Yes, I would say that YOU being nervous makes him nervous. The other day when walking Boone I was just plain old stressed out about other things. He was completely picking up on my mood. I tried to clear my mind and act more happy. But I just couldn't, so I decided to cut our walk short so that I didn't make him worry. So, yes, do try to remain calm with Charlie... although, I don't know if I could in the same situation!!  

I would say that it's NOT a bad thing that you anticipate people coming and make Charlie sit down and wait for them to pass. As long as you do this in a confident, casual way it should be fine. I do this when packs of runners pass Boone and I, just to decrease his excitement to have so many people running towards him. 

Anyway, I'm hoping by unburying your post some of our GRF regular behaviorists (or some transplanted from CG) can help out!


----------



## FlyingQuizini (Oct 24, 2006)

Here's what I'd ask you to do if you were one of my clients.

First, use the head halter on every walk.

Walk a hungry dog.

Take excellent treats.

When the potentially "scary things" start to approach, the bar is "open" and you dole out treats. In the beginning, I don't even care if he sits -we can do this totally via classical conditioning (vs operant conditioning) in the beginning.

When the scary thing is gone, teh bar is closed and the treats stop.

Over time, this teaches him that the "scary thing" is actually what's making you dispense treats.

If he's unable to take the food in the presence of the scary thing, it means that the scary thing is too close, so increase the social distance between you/dog and the scary thing until you hit the point where he can take food. This is called working "sub threshold".

If he's crazy for toys, you can sub playing with you with a toy for the food in the presence of the scary thing. The idea is that the scary thing makes you do something really cool - like feed bits of roast beef or bust out the fave toy for a game of tug.

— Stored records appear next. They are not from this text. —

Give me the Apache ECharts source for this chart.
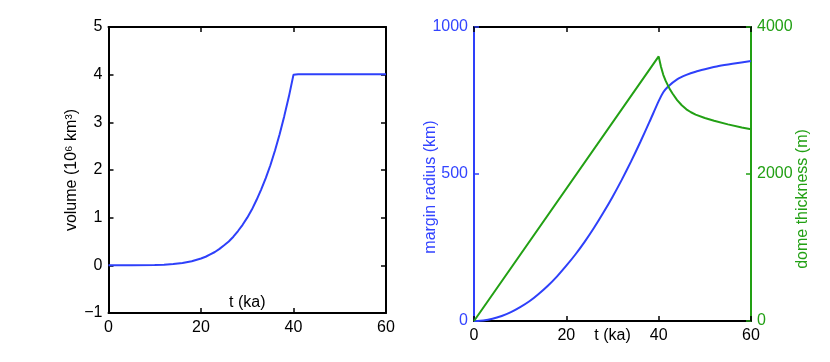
<!DOCTYPE html>
<html><head><meta charset="utf-8">
<script src="https://cdn.jsdelivr.net/npm/echarts@6/dist/echarts.min.js"></script>
<style>html,body{margin:0;padding:0;background:#fff}#c{width:830px;height:362px}</style>
</head><body><div id="c"></div>
<script>
// Left panel: ice volume (10^6 km^3) vs time (ka)
const volT = [0,5,10,12,14,16,18,20,21,22,23,24,25,26,27,28,29,30,31,32,33,34,35,36,37,38,39,40,41,45,50,55,60];
const volV = [0,0,0.005,0.012,0.026,0.049,0.087,0.144,0.18,0.23,0.28,0.345,0.42,0.5,0.6,0.72,0.85,1.0,1.17,1.37,1.59,1.83,2.1,2.41,2.75,3.13,3.54,4.0,4.01,4.01,4.01,4.01,4.01];
// Right panel: margin radius (km)
const radT = [0,2,4,6,8,10,12,14,16,18,20,22,24,26,28,30,32,34,36,38,40,41,42,44,46,48,50,53,56,60];
const radV = [0,2,7.5,17,30,47,67,92,120,152,188,227,270,317,368,422,480,542,608,677,748,778,797,822,837,848,856,867,875,884];
// Right panel: dome thickness (m)
const domeT = [0,40,40.5,41,41.5,42,42.5,43,44,45,46,47,48,50,52,55,58,60];
const domeV = [0,3600,3460,3350,3270,3205,3145,3095,3005,2935,2880,2840,2808,2762,2725,2675,2632,2608];
// Tick settings
const xTicks = {min:0, max:60, interval:20};
const volTicks = {min:-1, max:5, interval:1};
const radTicks = {min:0, max:1000, interval:500};
const domeTicks = {min:0, max:4000, interval:2000};

const pair = (t, v) => t.map((x, i) => [x, v[i]]);
const BLUE = '#2e40fa', BLUE_T = '#3344ff', GREEN = '#22a014', BLACK = '#000';
const FONT = 'Liberation Sans';
const FS = 16;
const fmt = v => String(v).replace('-', '\u2212');

function axLine(c){ return {show:true, onZero:false, lineStyle:{color:c, width:2}}; }
function ticks(c){ return {show:true, inside:true, length:5, lineStyle:{color:c, width:1.5}}; }
function lbl(c, show){ return {show:show, color:c, fontFamily:FONT, fontSize:FS, margin:6, formatter:fmt}; }

const chart = echarts.init(document.getElementById('c'), null, {renderer:'canvas'});
chart.setOption({
  animation:false,
  backgroundColor:'#fff',
  grid:[
    {left:108.5, right:444, top:27, bottom:49},
    {left:474, right:79, top:27, bottom:41}
  ],
  xAxis:[
    {type:'value', gridIndex:0, position:'bottom', ...xTicks, splitLine:{show:false},
     axisLine:axLine(BLACK), axisTick:ticks(BLACK), axisLabel:{...lbl(BLACK,true), margin:7},
     name:'t (ka)', nameLocation:'middle', nameGap:-18, nameMoveOverlap:false,
     nameTextStyle:{color:BLACK, fontFamily:FONT, fontSize:FS}},
    {type:'value', gridIndex:0, position:'top', ...xTicks, splitLine:{show:false},
     axisLine:axLine(BLACK), axisTick:ticks(BLACK), axisLabel:{show:false}},
    {type:'value', gridIndex:1, position:'bottom', ...xTicks, splitLine:{show:false},
     axisLine:axLine(BLACK), axisTick:ticks(BLACK), axisLabel:{...lbl(BLACK,true), margin:7},
     name:'t (ka)', nameLocation:'middle', nameGap:7, nameMoveOverlap:false,
     nameTextStyle:{color:BLACK, fontFamily:FONT, fontSize:FS}},
    {type:'value', gridIndex:1, position:'top', ...xTicks, splitLine:{show:false},
     axisLine:axLine(BLACK), axisTick:ticks(BLACK), axisLabel:{show:false}}
  ],
  yAxis:[
    {type:'value', gridIndex:0, position:'left', ...volTicks, splitLine:{show:false},
     axisLine:axLine(BLACK), axisTick:ticks(BLACK), axisLabel:lbl(BLACK,true),
     name:'volume (10\u2076 km\u00b3)', nameLocation:'middle', nameGap:29, nameRotate:90, nameMoveOverlap:false,
     nameTextStyle:{color:BLACK, fontFamily:FONT, fontSize:FS}},
    {type:'value', gridIndex:0, position:'right', ...volTicks, splitLine:{show:false},
     axisLine:axLine(BLACK), axisTick:ticks(BLACK), axisLabel:{show:false}},
    {type:'value', gridIndex:1, position:'left', ...radTicks, splitLine:{show:false},
     axisLine:axLine(BLUE), axisTick:ticks(BLUE), axisLabel:lbl(BLUE_T,true),
     name:'margin radius (km)', nameLocation:'middle', nameGap:35, nameRotate:90, nameMoveOverlap:false,
     nameTextStyle:{color:BLUE_T, fontFamily:FONT, fontSize:FS, padding:[0,26,0,0]}},
    {type:'value', gridIndex:1, position:'right', ...domeTicks, splitLine:{show:false},
     axisLine:axLine(GREEN), axisTick:ticks(GREEN), axisLabel:lbl(GREEN,true),
     name:'dome thickness (m)', nameLocation:'middle', nameGap:44, nameRotate:90, nameMoveOverlap:false,
     nameTextStyle:{color:GREEN, fontFamily:FONT, fontSize:FS, padding:[0,50,0,0]}}
  ],
  series:[
    {type:'line', xAxisIndex:0, yAxisIndex:0, data:pair(volT, volV), showSymbol:false,
     smooth:false, lineStyle:{color:BLUE, width:2}, z:3},
    {type:'line', xAxisIndex:2, yAxisIndex:2, data:pair(radT, radV), showSymbol:false,
     smooth:0.2, lineStyle:{color:BLUE, width:2}, z:3},
    {type:'line', xAxisIndex:2, yAxisIndex:3, data:pair(domeT, domeV), showSymbol:false,
     smooth:false, lineStyle:{color:GREEN, width:2}, z:3}
  ]
});
</script></body></html>
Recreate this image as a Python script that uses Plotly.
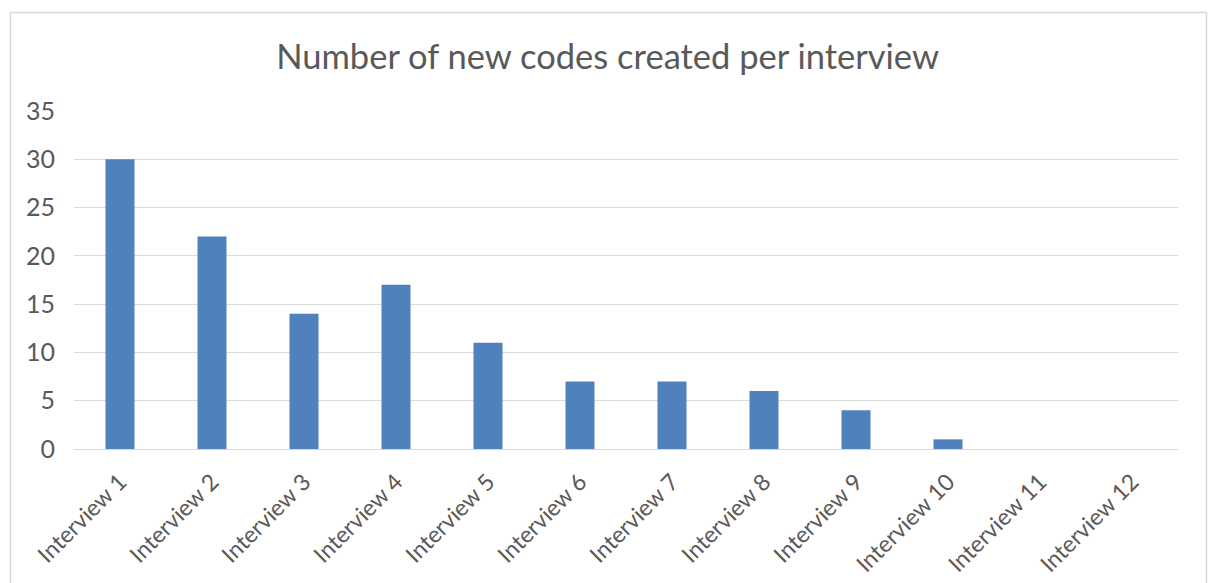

The problem probaby developed in part due to lack of early socialization. Since I think you said you got him as a rescue, who knows what, if any early socialization he had. Take him out to lots of urban places - even if just to sit and people watch (and eat roast beef as needed). Don't hesitate to back off the "gentle ben" types who insist that all dogs love them, etc. If your dog seems worried, ask the people to keep their distance. I don't want your dog to feel that aggression is his only way to say "back off". If you sense he's worried, YOU tell the people to back off so that the dog doesn't have to.

Hope that helps. Keep us posted.

Best,
Stephanie
www.j9sk9s.com


----------



## sashac (Mar 13, 2006)

Thanks guys!!! That was helpful. I will crack out that bag of treats again - I think I've just gotten lazy, not using the head halter, not wearing the treat pouch, not talking him to busy places on a regular basis. I just needed a little nudge. 

Back to the training room! 

Oh, and he has been through training etc. and is otherwise extremely well-behaved. He definitely has had NO socialization - no exposure to anything, it's clear. He is definitely also very protective of me - his anxiety is highest when I'm walking him, and of course, I feed into that. UGH! No one without a dog can understand the complex relationship between you and your dog-they are definitely NOT just pets!!


----------



## Charlie06 (Feb 10, 2007)

I really don't have any suggestions but I wish you luck. My Charlie has really regressed in the walking department. He was doing so well before we got SNOW. Now he goes completely nuts. We also found out what his scary thing is.....Diesel trucks, he gets so scared. Yesterday on a walk he just freaked out while we were crossing the street. He started pulling, thrashing, biting the leash and me all while a car was coming. I had to pick him up and carry him, which wasn't easy. We went out and got a halti yesterday. Of course he freaked out when I put it on him, but I am introducing it slowly. He walks really good in the house with it on, of course there are plenty of treats with this process. Hopefully by the end of the week we'll be able to venture outside with it on.

Maybe it has to do with the name "Charlie" LOL

Once again....GOOD LUCK


----------